East High parents demand transparent security plan ahead of students’ return to class
Dubbed the “Parents – Safety Advocacy Group,” many members met while picking up their evacuated kids post-shooting.
A group of parents, students and community members gathered Monday in front of East High, ahead of the school’s return to classes this week.
Dubbed the “Parents – Safety Advocacy Group,” many of the members met for the first time a little less than two weeks ago, after the school shooting that left two East High administrators injured, and the 17-year-old suspect dead following a suicide. The group is now calling for more transparency from district officials about school safety.
“We’ve been given no information from the [Denver Public Schools] board,” Sri Viswanath, an East High parent, said. “We’ve been told nothing about safety improvements at our school except for the return of some school resource officers, nothing from the DPS board. We’ve observed no changes here at our school to make it safer when our kids get back on Wednesday. We have not been informed about any kind of comprehensive safety plan to make Denver Public Schools and East High School safer from the DPS board.”
In a school board meeting the day after the shooting, Denver School Board members met in a closed-off executive session and emerged hours later to announce that up to two armed officers would be allowed at city high schools.
DPS board members have tasked district superintendent Alex Marrero with creating a “systemic Long-term Safety Operational plan,” which is due at the end of June. Armed officers will remain at DPS high schools until then, but it’s not clear how the plan will involve them going forward.
The decision to bring back school resource officers is a reversal of one made in 2020, when DPS board members unanimously voted to order DPD officers out of schools in an attempt to address systemic racism. Vince Jordan, a parent of a current senior at East High, said he wants to know what plans were made in the absence of SROs, in addition to how bringing them back will address other issues within the school.

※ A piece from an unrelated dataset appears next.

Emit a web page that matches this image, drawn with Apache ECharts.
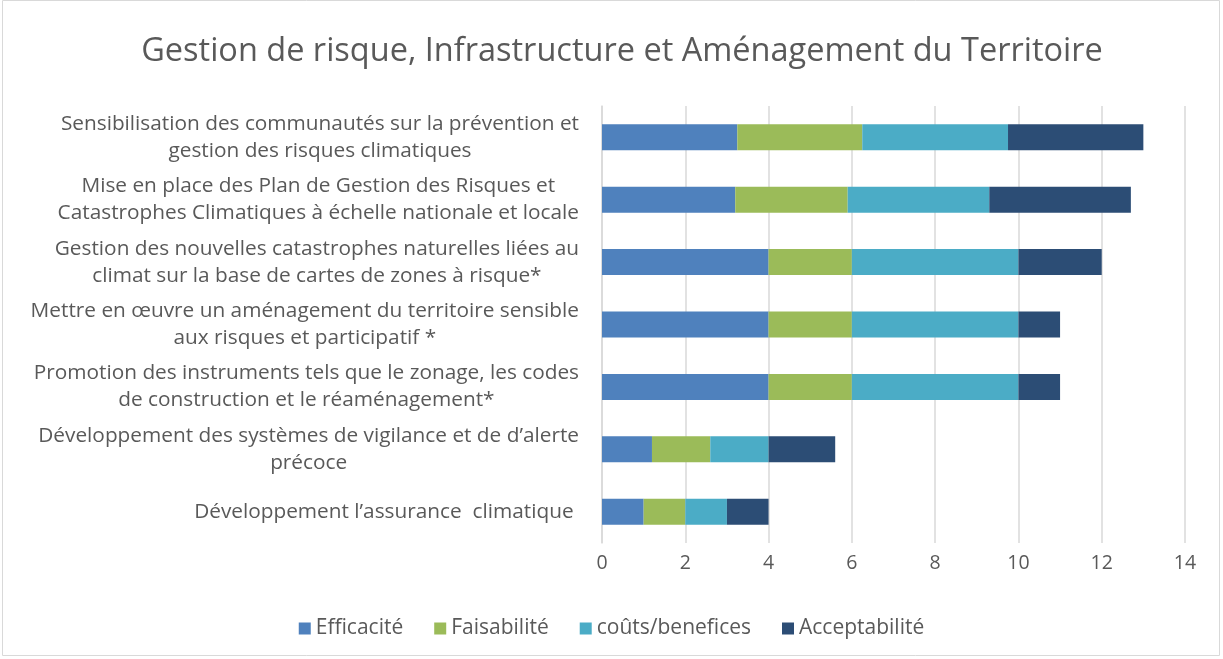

“There are other issues, like mental health,” Jordan said. “What support are you putting in place for the students and the teachers?”
The late-March shooting was the latest in a string of gun violence incidents that impacted the East community. Just weeks before, 16-year-old Luis Garcia was shot near campus and later died of his injuries.
Members of the Parents – Safety Advocacy Group said everyone is welcome to join their group, even non-parents. Vernon Jones Jr., a pastor in the community, is one of those non-parents. He said he hopes to assist by holding community meetings to encourage discourse.
“When the families here at East reached out to us, we said, ‘Okay, that’s what we do,'” Jones Jr. said. “We help people move out of their silos to work in solidarity to get to the solutions that work best for kids.”
The Parents – Safety Advocacy Group said they’ll continue to gather in front of East High every Monday through the end of the semester.